Friday, October 01, 2004

"This ballclub will self-destruct in five seconds..."

Mark Prior pitched nine innings yesterday, giving up just on run on three hits and striking out a career-high sixteen, but at the end of the day he had nothing to show for his efforts as the Cubs lost a heartbreaker to the Reds, 2-1.

It was a great game to watch, as Prior was matched for seven innings by Aaron Harang, who gave up four hits and one earned run, but the Cubs ended up paying the price for leaving 12 men on base. Six of those twelve men were stranded by Prior himself, who came up to bat twice with the bases loaded, but the blame for the Cubs not winning the game can hardly be laid at Prior's doorstep - his job is put up zeroes and stop the other team from scoring, which he did magnificently. The Cubs' offense, however, picked a bad day to have a bad day - they really needed this win to stay abreast of the other clubs in the Wild Card race. Houston didn't play last night, but the Giants beat the Padres 4-1 to tie the Astros for the Wild Card lead.

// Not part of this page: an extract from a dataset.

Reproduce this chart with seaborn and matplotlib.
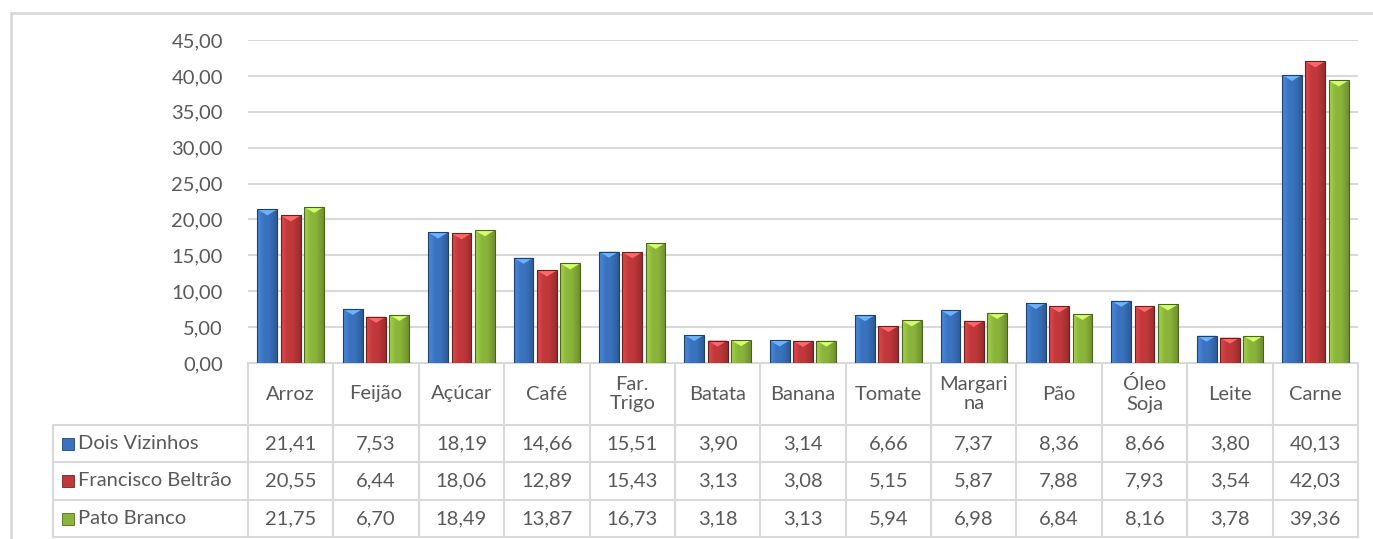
import numpy as np
import pandas as pd
import matplotlib
matplotlib.use("Agg")
import matplotlib.pyplot as plt
import matplotlib.transforms as mtransforms
from matplotlib.lines import Line2D
from matplotlib.patches import Rectangle, Polygon
from matplotlib.colors import to_rgb
import seaborn as sns

# data
produtos = ["Arroz", "Feijão", "Açúcar", "Café", "Far.\nTrigo", "Batata", "Banana",
            "Tomate", "Margari\nna", "Pão", "Óleo\nSoja", "Leite", "Carne"]
cidades = ["Dois Vizinhos", "Francisco Beltrão", "Pato Branco"]
dois_vizinhos = [21.41, 7.53, 18.19, 14.66, 15.51, 3.90, 3.14, 6.66, 7.37, 8.36, 8.66, 3.80, 40.13]
francisco_beltrao = [20.55, 6.44, 18.06, 12.89, 15.43, 3.13, 3.08, 5.15, 5.87, 7.88, 7.93, 3.54, 42.03]
pato_branco = [21.75, 6.70, 18.49, 13.87, 16.73, 3.18, 3.13, 5.94, 6.98, 6.84, 8.16, 3.78, 39.36]
y_ticks = [0, 5, 10, 15, 20, 25, 30, 35, 40, 45]

cores = ["#3A72BE", "#C0383A", "#8AB43A"]
cor_texto = "#595959"
cor_linha = "#D9D9D9"
fs = 14.5

W, H = 1373, 539

df = pd.DataFrame({
    "produto": produtos * 3,
    "cidade": [c for c in cidades for _ in produtos],
    "valor": dois_vizinhos + francisco_beltrao + pato_branco,
})

sns.set_style("white")
plt.rcParams["font.family"] = ["Lato", "DejaVu Sans"]

fig = plt.figure(figsize=(W / 100, H / 100), dpi=100)

def fx(px):
    return px / W

def fy(py):
    return 1 - py / H

ax = fig.add_axes([fx(248), fy(363), fx(1358) - fx(248), fy(40) - fy(363)])
sns.barplot(data=df, x="produto", y="valor", hue="cidade", palette=cores,
            width=0.82, gap=0.15, ax=ax, legend=False, saturation=1)

ax.set_xlim(-0.5, len(produtos) - 0.5)
ax.set_ylim(0, 45)
px_y = 45 / 323  # data units per pixel vertically

# gradient / bevel look on the bars
for patch in list(ax.patches):
    base = np.array(to_rgb(patch.get_facecolor()))
    light = np.clip(base * 1.2 + 0.06, 0, 1)
    dark = base * 0.72
    t = np.linspace(0, 1, 32)
    prof = np.where(t < 0.35, 1 - t / 0.35, 0) * 0.6 - np.where(t > 0.6, (t - 0.6) / 0.4, 0) * 0.7
    cols = np.array([base + p * (light - base) if p >= 0 else base + (-p) * (dark - base) for p in prof])
    img = cols[np.newaxis, :, :]
    x0, y0 = patch.get_x(), patch.get_y()
    w, h = patch.get_width(), patch.get_height()
    im = ax.imshow(img, extent=[x0, x0 + w, y0, y0 + h], aspect="auto", zorder=3,
                   interpolation="bilinear")
    im.set_clip_path(patch)
    # light bevel triangle at the top
    tri_h = min(6 * px_y, h)
    ax.add_patch(Polygon([[x0, y0 + h], [x0 + w, y0 + h], [x0 + w / 2, y0 + h - tri_h]],
                         closed=True, facecolor=tuple(np.clip(base * 1.3 + 0.12, 0, 1)),
                         edgecolor="none", zorder=3.5))
    patch.set_edgecolor(tuple(base * 0.55))
    patch.set_linewidth(0.8)
    patch.set_zorder(4)
    patch.set_facecolor("none")

ax.set_yticks(y_ticks)
ax.set_yticklabels([f"{v:.2f}".replace(".", ",") for v in y_ticks], fontsize=fs, color=cor_texto)
ax.tick_params(axis="y", length=0, pad=18)
ax.set_xticks([])
ax.set_xlabel("")
ax.set_ylabel("")
ax.grid(axis="y", color=cor_linha, linewidth=1.5, zorder=0)
ax.set_axisbelow(True)
for s in ax.spines.values():
    s.set_visible(False)

# data table under the bars
tr = mtransforms.blended_transform_factory(ax.transData, fig.transFigure)
n = len(produtos)
y_top, y_head, y_bot = 363, 425, 537
row_lines = [425, 462, 500, 537]

def hline(x0, x1, py, trans):
    ax.add_artist(Line2D([x0, x1], [fy(py), fy(py)], transform=trans, color=cor_linha,
                         lw=1.5, clip_on=False))

hline(-0.5, n - 0.5, y_top, tr)
for py in row_lines:
    hline(-0.5, n - 0.5, py, tr)
for i in range(n + 1):
    ax.add_artist(Line2D([i - 0.5, i - 0.5], [fy(y_top), fy(y_bot)], transform=tr,
                         color=cor_linha, lw=1.5, clip_on=False))

# label column
for py in row_lines:
    fig.add_artist(Line2D([fx(53), fx(248)], [fy(py), fy(py)], color=cor_linha, lw=1.5))
fig.add_artist(Line2D([fx(53), fx(53)], [fy(425), fy(537)], color=cor_linha, lw=1.5))

for i, p in enumerate(produtos):
    ax.text(i, fy((y_top + y_head) / 2), p, transform=tr, ha="center", va="center",
            fontsize=fs, color=cor_texto, linespacing=1.2, clip_on=False)

series = [dois_vizinhos, francisco_beltrao, pato_branco]
for r, (nome, vals, cor) in enumerate(zip(cidades, series, cores)):
    yc = (row_lines[r] + row_lines[r + 1]) / 2
    fig.add_artist(Rectangle((fx(62), fy(yc + 6)), fx(12), fy(0) - fy(12), facecolor=cor,
                             edgecolor=tuple(np.array(to_rgb(cor)) * 0.6), lw=0.6))
    fig.text(fx(78), fy(yc), nome, ha="left", va="center", fontsize=fs, color=cor_texto)
    for i, v in enumerate(vals):
        ax.text(i, fy(yc), f"{v:.2f}".replace(".", ","), transform=tr, ha="center",
                va="center", fontsize=fs, color=cor_texto, clip_on=False)

# outer chart frame (cropped at right and bottom)
fig.add_artist(Rectangle((fx(11), fy(560)), fx(1400) - fx(11), fy(13) - fy(560),
                         facecolor="none", edgecolor="#D9D9D9", lw=2))

fig.savefig("out.png", dpi=100)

The Yankees finally clinched the AL East title yesterday, leaving Boston the consolation prize of the AL Wild Card berth, so the playoffs are finally starting to take shape. So far, those invited to the prom are: the Yankees, the Red Sox, the Twins, the Braves and the Cardinals, but there are still three playoff spots to be won (AL West, NL West, NL Wild Card), so it's going to be a fascinating weekend of baseball.

In the AL West Anaheim and Oakland are tied for first place, and the scheduling gods have decided to serve up a three-game series between the clubs this weekend, so it's easy to work out - the first club to win two of those three goes to the postseason. The NL is a little more complicated - the Dodgers need just one win against the Giants to clinch the division, but if the Giants were to sweep the Dodgers, they would be in a tie for first place. Outside of the division race, the Giants are also tied for first place in the Wild Card (see above), and whilst they play a rivalry-fuelled three-game series in California, the two other pretenders to the Wild Card throne have very different schedules - Chicago has three games against the 94-65 Braves, whilst Houston gets to face the 49-110 Diamondbacks. You would have to figure that the Astros have a huge advantage, but baseball is a funny old game, and I'm not willing to make any rash predictions - I'm just going to let the weekend play itself out and look forward to the start of the playoffs.

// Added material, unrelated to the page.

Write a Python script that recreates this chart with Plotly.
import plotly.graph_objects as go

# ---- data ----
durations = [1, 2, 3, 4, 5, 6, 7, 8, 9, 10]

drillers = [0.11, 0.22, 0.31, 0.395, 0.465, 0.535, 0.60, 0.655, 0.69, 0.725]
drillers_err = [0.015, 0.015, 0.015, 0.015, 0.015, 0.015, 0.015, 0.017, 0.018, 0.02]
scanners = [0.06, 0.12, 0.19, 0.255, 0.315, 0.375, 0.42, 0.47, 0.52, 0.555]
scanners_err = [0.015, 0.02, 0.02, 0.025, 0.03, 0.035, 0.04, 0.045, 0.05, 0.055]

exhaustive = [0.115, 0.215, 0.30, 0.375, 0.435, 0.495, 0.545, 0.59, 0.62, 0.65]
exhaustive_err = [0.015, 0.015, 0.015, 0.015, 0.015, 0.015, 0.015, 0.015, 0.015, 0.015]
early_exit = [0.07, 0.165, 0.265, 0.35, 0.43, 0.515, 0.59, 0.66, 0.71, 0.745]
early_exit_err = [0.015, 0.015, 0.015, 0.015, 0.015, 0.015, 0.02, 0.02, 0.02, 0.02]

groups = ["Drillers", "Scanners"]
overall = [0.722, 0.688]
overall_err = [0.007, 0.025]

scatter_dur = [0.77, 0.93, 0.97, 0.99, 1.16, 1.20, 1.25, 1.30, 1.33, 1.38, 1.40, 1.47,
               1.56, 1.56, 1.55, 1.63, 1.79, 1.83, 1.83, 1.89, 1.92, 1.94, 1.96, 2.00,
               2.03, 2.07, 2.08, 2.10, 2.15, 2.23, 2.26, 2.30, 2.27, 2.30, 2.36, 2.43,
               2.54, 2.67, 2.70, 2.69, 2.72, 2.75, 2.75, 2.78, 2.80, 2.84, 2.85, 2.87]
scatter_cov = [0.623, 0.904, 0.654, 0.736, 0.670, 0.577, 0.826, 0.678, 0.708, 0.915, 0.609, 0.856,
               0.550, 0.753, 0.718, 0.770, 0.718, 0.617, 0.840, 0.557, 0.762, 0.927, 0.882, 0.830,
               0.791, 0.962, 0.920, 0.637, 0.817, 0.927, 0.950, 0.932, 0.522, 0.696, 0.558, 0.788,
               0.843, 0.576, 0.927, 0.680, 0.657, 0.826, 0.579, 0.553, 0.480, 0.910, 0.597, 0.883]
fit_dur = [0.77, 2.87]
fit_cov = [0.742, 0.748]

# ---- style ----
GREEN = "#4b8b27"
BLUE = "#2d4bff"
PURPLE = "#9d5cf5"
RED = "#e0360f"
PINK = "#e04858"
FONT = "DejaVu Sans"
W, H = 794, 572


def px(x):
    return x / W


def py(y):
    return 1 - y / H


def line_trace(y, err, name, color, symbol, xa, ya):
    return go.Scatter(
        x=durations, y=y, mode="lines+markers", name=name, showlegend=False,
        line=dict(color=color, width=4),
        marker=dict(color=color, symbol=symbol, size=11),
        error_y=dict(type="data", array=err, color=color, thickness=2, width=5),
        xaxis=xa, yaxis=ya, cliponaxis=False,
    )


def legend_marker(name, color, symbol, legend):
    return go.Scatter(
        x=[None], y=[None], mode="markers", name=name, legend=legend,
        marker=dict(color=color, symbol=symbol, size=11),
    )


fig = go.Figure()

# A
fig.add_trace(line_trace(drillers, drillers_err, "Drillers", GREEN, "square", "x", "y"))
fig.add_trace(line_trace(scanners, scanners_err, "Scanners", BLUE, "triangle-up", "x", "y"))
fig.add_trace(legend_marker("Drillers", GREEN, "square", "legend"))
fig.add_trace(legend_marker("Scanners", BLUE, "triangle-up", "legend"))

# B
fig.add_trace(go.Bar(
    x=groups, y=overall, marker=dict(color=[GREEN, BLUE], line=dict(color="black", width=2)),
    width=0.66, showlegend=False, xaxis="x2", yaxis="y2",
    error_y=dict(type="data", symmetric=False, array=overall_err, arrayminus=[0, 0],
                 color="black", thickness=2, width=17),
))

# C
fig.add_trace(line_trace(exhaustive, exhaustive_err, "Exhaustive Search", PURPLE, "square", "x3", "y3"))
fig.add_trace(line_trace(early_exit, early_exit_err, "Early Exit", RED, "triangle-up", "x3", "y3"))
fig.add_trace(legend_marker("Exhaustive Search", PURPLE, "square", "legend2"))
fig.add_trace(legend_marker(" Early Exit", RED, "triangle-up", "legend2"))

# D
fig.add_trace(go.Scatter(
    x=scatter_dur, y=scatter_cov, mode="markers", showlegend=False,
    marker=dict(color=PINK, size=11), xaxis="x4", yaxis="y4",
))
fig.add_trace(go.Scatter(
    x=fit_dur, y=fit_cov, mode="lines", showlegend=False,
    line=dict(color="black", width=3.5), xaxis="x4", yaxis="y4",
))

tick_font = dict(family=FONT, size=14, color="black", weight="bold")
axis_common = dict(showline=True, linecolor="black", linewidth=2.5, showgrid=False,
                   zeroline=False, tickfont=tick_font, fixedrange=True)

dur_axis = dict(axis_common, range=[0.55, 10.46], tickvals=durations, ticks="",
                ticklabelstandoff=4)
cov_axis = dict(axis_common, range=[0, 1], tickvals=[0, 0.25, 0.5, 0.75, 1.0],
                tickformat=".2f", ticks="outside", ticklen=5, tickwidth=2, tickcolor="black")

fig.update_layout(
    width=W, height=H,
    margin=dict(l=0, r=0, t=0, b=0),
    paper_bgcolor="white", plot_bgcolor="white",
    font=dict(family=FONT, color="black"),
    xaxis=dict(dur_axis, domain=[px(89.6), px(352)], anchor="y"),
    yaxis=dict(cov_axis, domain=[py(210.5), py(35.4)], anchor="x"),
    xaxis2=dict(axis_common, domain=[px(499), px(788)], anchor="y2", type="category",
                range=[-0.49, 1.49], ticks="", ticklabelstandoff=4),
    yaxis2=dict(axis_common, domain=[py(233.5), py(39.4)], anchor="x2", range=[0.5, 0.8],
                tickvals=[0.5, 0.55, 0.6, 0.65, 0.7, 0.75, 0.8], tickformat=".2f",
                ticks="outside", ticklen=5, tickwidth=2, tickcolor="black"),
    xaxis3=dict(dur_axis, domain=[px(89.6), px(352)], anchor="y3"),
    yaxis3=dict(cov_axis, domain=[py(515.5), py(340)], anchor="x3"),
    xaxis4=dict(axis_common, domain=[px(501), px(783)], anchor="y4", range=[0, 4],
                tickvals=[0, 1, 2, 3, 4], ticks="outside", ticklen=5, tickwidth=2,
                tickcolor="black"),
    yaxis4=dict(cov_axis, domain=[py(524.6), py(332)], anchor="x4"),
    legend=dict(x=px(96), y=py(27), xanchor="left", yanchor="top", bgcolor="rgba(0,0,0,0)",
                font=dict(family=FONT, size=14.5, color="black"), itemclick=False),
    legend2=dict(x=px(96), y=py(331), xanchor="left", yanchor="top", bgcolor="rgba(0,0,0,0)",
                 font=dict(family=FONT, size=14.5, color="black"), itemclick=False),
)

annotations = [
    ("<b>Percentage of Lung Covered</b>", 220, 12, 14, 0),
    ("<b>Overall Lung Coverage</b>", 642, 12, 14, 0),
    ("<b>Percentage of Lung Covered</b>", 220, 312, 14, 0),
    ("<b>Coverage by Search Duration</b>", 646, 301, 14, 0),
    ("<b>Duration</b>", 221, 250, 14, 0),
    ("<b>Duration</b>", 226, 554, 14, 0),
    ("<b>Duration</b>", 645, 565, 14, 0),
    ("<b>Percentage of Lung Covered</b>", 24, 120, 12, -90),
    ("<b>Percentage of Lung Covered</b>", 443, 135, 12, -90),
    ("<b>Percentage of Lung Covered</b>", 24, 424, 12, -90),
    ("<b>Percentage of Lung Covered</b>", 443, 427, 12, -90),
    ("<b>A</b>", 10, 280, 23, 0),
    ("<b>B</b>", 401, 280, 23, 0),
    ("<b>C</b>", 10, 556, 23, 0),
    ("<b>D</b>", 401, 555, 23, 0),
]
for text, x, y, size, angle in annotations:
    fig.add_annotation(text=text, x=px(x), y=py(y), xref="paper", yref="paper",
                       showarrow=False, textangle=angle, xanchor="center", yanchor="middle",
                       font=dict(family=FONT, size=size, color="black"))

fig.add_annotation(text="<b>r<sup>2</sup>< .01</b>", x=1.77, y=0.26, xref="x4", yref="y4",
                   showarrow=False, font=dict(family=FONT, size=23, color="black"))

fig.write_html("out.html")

Oh, and just one other thing - I know that there are a lot of things up in the air right now, but it would be nice if Major League Baseball could put at least some kind of tentative postseason schedule on their website. Do they not realise that, for this baseball exile, the postseason is an operation that needs to be organised with almost military precision? I can't just come home and flip the TV on at 8pm to watch the games - 8pm ET is 2am here, so it would be useful to know more than a couple of days in advance on which precise days I need to re-organise my life around the games.